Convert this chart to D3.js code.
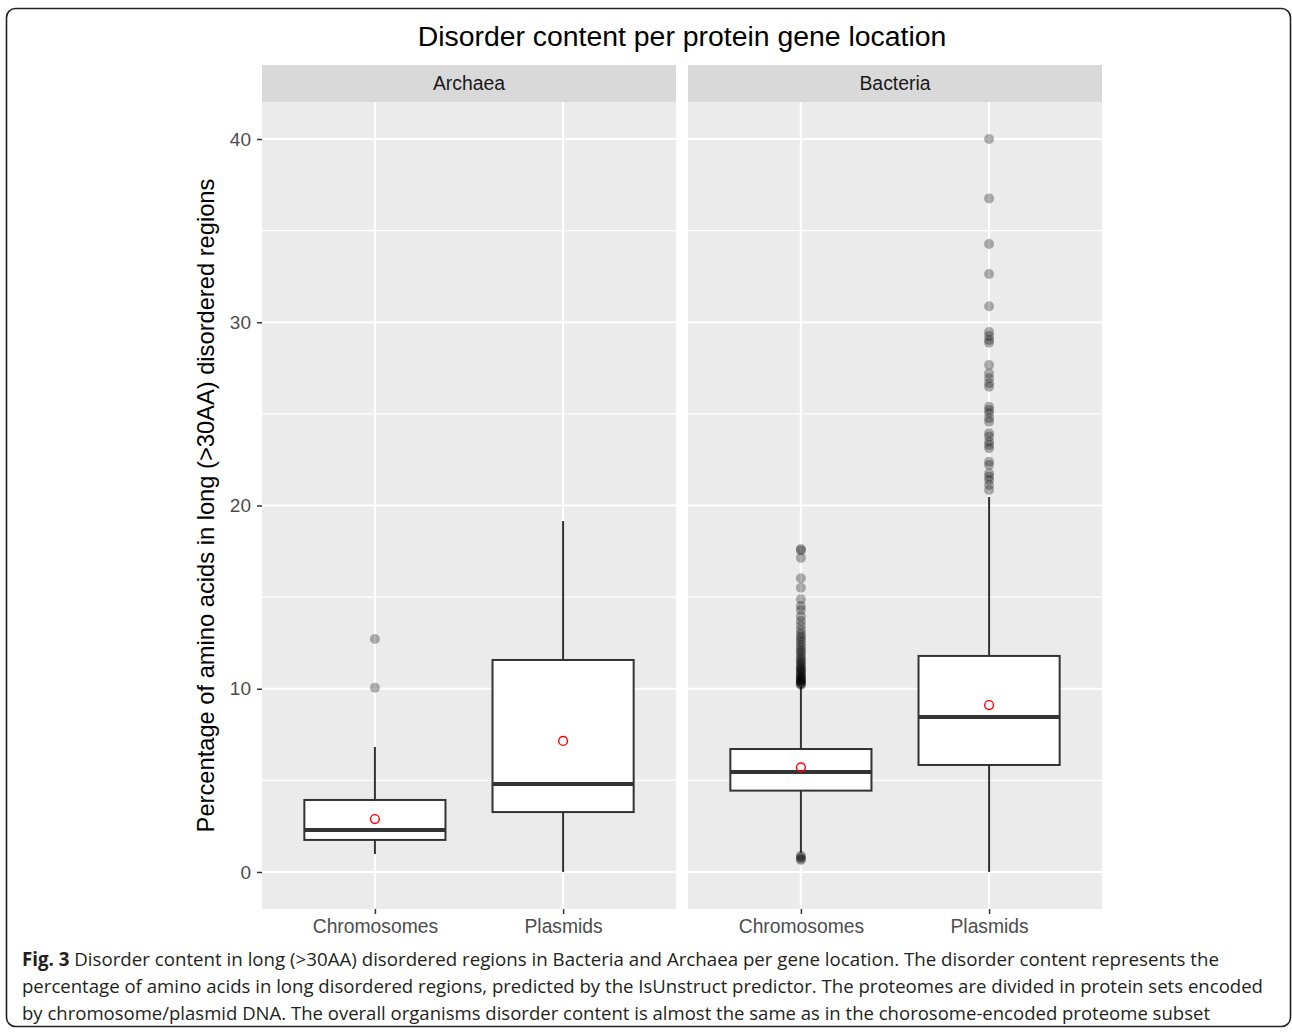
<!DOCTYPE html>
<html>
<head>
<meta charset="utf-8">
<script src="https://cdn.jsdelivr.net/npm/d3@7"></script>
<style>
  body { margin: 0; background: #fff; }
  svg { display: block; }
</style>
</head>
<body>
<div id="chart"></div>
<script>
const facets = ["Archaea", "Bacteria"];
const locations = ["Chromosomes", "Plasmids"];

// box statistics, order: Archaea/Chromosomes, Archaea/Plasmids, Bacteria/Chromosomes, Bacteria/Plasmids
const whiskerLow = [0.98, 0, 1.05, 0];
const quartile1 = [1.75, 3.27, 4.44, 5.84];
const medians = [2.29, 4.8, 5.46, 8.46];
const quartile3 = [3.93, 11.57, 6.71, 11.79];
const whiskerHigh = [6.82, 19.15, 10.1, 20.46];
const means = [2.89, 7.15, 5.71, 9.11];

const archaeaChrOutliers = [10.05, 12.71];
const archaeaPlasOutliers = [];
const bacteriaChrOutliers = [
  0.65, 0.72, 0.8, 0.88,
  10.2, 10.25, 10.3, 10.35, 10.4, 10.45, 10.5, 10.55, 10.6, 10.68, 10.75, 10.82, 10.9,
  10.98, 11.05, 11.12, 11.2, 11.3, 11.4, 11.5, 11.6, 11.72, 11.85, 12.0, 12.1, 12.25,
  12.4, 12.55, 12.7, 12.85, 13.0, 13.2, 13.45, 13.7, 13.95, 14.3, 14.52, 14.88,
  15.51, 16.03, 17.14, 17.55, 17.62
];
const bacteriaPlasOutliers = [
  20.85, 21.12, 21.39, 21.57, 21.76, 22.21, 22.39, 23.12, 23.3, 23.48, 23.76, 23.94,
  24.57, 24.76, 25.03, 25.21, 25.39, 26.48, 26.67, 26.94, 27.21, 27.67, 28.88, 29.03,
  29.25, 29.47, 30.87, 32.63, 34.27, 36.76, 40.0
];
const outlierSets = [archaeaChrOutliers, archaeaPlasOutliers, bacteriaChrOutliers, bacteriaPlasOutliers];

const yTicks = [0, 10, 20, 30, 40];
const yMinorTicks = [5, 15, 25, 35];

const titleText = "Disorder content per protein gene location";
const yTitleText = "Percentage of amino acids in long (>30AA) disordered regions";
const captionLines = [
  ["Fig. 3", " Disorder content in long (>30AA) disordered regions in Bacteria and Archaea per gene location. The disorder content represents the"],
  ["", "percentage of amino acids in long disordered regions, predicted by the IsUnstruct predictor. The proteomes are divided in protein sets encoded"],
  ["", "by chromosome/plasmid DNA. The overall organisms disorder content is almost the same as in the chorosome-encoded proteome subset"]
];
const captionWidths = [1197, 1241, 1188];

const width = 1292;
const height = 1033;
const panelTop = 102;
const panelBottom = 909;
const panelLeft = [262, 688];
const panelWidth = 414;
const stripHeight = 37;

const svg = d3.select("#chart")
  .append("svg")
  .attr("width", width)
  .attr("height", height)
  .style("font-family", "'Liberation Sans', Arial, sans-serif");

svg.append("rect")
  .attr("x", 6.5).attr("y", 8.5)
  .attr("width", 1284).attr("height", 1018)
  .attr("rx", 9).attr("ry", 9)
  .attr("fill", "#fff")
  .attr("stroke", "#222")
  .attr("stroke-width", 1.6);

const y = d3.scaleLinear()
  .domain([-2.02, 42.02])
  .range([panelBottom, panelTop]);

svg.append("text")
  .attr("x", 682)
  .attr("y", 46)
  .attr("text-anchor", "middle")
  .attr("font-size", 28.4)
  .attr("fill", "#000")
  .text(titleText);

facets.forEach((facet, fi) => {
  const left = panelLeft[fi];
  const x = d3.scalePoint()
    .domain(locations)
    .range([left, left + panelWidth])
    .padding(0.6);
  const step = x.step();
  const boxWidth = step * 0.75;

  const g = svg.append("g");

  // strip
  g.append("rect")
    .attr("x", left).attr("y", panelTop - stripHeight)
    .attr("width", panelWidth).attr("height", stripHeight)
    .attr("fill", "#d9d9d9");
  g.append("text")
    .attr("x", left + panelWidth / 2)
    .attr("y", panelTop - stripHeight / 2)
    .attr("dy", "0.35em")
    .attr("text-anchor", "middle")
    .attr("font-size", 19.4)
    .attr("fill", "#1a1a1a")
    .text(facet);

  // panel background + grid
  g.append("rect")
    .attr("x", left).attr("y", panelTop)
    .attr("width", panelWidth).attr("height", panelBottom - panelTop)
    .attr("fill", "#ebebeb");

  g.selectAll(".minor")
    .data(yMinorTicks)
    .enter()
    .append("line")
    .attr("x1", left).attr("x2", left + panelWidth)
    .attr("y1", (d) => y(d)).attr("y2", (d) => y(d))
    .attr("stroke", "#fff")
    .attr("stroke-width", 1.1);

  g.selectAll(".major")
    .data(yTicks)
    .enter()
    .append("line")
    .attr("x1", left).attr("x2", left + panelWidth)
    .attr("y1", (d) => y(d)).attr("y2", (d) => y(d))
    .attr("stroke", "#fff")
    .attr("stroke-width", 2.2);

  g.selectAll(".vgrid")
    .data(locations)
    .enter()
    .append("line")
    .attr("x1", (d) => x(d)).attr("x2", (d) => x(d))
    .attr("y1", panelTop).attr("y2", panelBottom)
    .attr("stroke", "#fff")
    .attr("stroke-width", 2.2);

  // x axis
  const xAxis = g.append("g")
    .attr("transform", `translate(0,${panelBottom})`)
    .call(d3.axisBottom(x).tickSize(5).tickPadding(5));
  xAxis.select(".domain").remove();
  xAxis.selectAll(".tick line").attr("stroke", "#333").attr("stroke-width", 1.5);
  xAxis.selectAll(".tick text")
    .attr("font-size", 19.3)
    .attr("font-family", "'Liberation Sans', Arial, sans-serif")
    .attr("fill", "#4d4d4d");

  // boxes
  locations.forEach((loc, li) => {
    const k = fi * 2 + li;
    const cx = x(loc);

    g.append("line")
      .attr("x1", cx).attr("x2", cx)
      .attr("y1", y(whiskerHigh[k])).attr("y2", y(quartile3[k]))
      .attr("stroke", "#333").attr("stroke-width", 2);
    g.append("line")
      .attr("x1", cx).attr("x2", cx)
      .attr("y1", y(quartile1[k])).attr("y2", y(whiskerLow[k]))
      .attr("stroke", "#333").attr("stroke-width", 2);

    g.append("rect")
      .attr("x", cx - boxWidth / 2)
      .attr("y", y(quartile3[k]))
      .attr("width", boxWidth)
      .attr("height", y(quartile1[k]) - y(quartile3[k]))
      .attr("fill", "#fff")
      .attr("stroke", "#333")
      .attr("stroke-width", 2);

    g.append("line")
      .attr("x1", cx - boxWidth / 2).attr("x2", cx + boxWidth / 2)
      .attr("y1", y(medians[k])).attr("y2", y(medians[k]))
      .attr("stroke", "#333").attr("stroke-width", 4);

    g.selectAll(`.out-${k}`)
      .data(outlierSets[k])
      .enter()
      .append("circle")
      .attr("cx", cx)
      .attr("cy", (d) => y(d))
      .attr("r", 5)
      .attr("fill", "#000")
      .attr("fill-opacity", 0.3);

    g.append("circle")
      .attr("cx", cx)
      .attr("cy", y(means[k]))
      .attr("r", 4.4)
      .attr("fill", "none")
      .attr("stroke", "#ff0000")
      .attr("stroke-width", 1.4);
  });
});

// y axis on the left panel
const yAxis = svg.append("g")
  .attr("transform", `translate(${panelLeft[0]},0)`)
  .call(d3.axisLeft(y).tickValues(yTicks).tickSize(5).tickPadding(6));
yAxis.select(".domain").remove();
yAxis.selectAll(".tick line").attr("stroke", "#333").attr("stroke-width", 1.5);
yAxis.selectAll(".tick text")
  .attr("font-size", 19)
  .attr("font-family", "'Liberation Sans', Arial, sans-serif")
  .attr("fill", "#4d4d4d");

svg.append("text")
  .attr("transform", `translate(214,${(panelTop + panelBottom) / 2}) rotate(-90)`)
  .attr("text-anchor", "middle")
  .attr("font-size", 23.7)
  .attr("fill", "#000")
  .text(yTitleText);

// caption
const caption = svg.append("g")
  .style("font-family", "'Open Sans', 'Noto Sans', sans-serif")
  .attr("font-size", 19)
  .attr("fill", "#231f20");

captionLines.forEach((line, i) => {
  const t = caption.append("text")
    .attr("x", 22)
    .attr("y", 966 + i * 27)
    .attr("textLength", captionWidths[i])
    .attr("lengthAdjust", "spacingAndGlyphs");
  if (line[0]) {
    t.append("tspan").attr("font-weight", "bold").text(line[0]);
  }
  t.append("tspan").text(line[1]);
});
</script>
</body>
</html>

==

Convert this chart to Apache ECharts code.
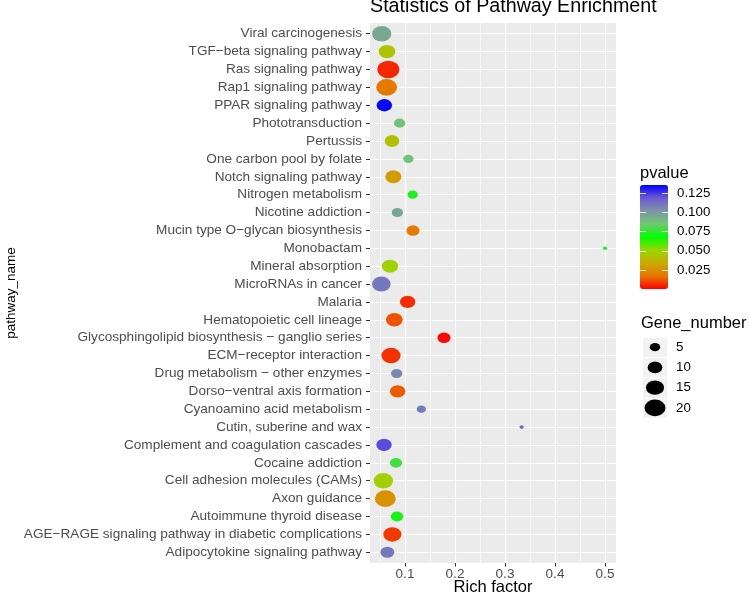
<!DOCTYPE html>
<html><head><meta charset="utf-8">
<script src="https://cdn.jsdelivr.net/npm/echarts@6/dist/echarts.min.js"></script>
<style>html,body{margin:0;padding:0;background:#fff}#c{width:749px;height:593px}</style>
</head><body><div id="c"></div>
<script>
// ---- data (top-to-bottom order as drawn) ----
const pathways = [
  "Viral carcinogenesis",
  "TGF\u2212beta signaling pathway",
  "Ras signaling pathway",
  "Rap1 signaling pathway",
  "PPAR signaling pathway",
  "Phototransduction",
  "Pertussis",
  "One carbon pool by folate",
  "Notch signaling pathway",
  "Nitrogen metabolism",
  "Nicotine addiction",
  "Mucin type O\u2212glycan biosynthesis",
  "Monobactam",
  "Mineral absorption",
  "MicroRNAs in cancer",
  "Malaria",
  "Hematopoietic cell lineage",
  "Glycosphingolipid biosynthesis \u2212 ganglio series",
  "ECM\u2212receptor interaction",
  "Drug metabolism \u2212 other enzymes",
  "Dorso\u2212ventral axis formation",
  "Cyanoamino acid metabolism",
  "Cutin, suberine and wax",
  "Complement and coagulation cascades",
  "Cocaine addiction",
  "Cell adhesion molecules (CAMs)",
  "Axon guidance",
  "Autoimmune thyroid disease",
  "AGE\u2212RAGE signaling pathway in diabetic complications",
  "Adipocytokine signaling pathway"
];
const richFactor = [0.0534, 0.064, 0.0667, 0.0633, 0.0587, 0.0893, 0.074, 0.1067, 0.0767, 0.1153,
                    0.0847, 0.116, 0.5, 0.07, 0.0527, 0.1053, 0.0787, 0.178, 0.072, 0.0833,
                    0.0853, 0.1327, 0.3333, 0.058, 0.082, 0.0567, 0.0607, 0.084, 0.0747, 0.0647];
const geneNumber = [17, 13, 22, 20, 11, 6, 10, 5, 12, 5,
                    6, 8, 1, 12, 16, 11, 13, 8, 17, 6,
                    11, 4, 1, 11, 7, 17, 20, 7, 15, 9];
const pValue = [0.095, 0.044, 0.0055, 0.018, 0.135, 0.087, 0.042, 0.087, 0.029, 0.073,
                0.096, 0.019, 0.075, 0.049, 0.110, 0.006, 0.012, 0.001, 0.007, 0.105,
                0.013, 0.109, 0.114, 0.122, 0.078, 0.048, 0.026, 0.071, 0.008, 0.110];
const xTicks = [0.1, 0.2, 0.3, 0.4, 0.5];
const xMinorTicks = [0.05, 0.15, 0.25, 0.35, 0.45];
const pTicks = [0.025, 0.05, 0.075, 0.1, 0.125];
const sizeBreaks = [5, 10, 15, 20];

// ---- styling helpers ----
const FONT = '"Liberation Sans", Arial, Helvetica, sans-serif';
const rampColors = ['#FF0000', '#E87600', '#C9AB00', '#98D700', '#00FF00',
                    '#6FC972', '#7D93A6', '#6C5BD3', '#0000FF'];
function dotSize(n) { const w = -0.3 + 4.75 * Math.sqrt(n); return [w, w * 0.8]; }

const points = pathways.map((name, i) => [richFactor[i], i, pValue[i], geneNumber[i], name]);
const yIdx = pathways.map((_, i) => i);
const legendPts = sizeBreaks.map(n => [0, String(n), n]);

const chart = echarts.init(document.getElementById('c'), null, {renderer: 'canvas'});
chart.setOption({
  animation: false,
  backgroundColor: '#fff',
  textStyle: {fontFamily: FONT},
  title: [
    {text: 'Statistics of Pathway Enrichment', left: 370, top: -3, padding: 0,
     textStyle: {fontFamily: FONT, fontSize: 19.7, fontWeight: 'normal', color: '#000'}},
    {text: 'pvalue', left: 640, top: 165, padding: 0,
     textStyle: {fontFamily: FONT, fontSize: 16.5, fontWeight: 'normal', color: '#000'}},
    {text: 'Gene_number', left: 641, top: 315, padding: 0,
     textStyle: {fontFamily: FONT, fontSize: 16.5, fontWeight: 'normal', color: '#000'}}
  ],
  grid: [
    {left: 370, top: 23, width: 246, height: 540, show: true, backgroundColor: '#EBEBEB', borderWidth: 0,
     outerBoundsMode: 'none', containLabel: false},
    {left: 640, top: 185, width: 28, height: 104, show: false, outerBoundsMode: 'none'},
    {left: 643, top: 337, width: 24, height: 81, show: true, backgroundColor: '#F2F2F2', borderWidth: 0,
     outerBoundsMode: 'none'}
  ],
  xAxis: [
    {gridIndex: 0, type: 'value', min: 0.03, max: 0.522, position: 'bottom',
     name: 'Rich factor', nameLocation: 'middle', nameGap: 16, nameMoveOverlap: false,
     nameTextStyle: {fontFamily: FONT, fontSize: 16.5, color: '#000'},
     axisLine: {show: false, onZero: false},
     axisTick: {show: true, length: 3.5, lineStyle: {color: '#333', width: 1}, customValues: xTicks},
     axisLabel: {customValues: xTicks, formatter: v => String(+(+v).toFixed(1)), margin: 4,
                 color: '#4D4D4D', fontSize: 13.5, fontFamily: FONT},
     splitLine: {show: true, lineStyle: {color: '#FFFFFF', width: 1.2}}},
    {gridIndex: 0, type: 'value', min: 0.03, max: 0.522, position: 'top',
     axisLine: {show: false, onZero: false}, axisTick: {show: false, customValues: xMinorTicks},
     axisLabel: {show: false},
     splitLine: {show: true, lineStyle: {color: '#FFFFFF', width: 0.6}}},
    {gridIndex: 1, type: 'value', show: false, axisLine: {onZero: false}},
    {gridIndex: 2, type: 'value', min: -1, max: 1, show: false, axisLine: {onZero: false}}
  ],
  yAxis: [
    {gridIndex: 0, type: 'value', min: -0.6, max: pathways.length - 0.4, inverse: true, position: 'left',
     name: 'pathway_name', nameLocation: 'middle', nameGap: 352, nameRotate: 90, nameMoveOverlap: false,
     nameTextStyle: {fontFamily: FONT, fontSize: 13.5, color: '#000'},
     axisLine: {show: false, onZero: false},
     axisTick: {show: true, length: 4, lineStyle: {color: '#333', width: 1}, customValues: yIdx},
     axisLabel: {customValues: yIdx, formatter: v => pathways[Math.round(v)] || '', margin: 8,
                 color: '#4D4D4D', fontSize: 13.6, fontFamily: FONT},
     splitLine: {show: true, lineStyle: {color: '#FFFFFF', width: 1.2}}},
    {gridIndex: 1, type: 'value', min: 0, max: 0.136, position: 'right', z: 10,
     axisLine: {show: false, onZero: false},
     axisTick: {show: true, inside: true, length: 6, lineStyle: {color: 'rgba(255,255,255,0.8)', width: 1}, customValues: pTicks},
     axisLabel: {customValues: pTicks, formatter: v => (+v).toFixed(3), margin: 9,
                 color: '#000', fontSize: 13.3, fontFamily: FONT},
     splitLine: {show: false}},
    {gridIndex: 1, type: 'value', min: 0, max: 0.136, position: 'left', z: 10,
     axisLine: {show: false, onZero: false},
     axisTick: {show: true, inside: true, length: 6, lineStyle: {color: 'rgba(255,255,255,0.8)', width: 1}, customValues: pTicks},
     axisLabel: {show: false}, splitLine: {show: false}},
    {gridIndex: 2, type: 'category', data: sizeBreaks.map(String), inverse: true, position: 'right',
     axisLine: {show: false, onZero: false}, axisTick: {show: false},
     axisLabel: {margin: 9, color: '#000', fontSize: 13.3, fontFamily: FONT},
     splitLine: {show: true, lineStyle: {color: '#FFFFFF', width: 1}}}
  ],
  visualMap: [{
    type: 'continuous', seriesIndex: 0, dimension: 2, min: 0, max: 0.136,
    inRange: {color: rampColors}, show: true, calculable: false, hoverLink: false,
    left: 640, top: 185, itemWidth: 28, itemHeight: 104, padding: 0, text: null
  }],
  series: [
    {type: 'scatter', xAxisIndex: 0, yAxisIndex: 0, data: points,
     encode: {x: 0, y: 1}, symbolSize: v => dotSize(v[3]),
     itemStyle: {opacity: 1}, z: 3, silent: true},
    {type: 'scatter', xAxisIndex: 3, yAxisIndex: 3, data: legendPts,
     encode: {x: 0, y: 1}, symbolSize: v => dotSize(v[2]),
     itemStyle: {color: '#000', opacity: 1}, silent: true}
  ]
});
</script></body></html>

- What you need to do: Any pictures should be left out. Reproduce every line from the one holding "Convert this chart to D3.js code." down to the one holding "const yMinorTicks = [5, 15, 25, 35];", both of those lines included.

- Expected output:
Convert this chart to D3.js code.
<!DOCTYPE html>
<html>
<head>
<meta charset="utf-8">
<script src="https://cdn.jsdelivr.net/npm/d3@7"></script>
<style>
  body { margin: 0; background: #fff; }
  svg { display: block; }
</style>
</head>
<body>
<div id="chart"></div>
<script>
const facets = ["Archaea", "Bacteria"];
const locations = ["Chromosomes", "Plasmids"];

// box statistics, order: Archaea/Chromosomes, Archaea/Plasmids, Bacteria/Chromosomes, Bacteria/Plasmids
const whiskerLow = [0.98, 0, 1.05, 0];
const quartile1 = [1.75, 3.27, 4.44, 5.84];
const medians = [2.29, 4.8, 5.46, 8.46];
const quartile3 = [3.93, 11.57, 6.71, 11.79];
const whiskerHigh = [6.82, 19.15, 10.1, 20.46];
const means = [2.89, 7.15, 5.71, 9.11];

const archaeaChrOutliers = [10.05, 12.71];
const archaeaPlasOutliers = [];
const bacteriaChrOutliers = [
  0.65, 0.72, 0.8, 0.88,
  10.2, 10.25, 10.3, 10.35, 10.4, 10.45, 10.5, 10.55, 10.6, 10.68, 10.75, 10.82, 10.9,
  10.98, 11.05, 11.12, 11.2, 11.3, 11.4, 11.5, 11.6, 11.72, 11.85, 12.0, 12.1, 12.25,
  12.4, 12.55, 12.7, 12.85, 13.0, 13.2, 13.45, 13.7, 13.95, 14.3, 14.52, 14.88,
  15.51, 16.03, 17.14, 17.55, 17.62
];
const bacteriaPlasOutliers = [
  20.85, 21.12, 21.39, 21.57, 21.76, 22.21, 22.39, 23.12, 23.3, 23.48, 23.76, 23.94,
  24.57, 24.76, 25.03, 25.21, 25.39, 26.48, 26.67, 26.94, 27.21, 27.67, 28.88, 29.03,
  29.25, 29.47, 30.87, 32.63, 34.27, 36.76, 40.0
];
const outlierSets = [archaeaChrOutliers, archaeaPlasOutliers, bacteriaChrOutliers, bacteriaPlasOutliers];

const yTicks = [0, 10, 20, 30, 40];
const yMinorTicks = [5, 15, 25, 35];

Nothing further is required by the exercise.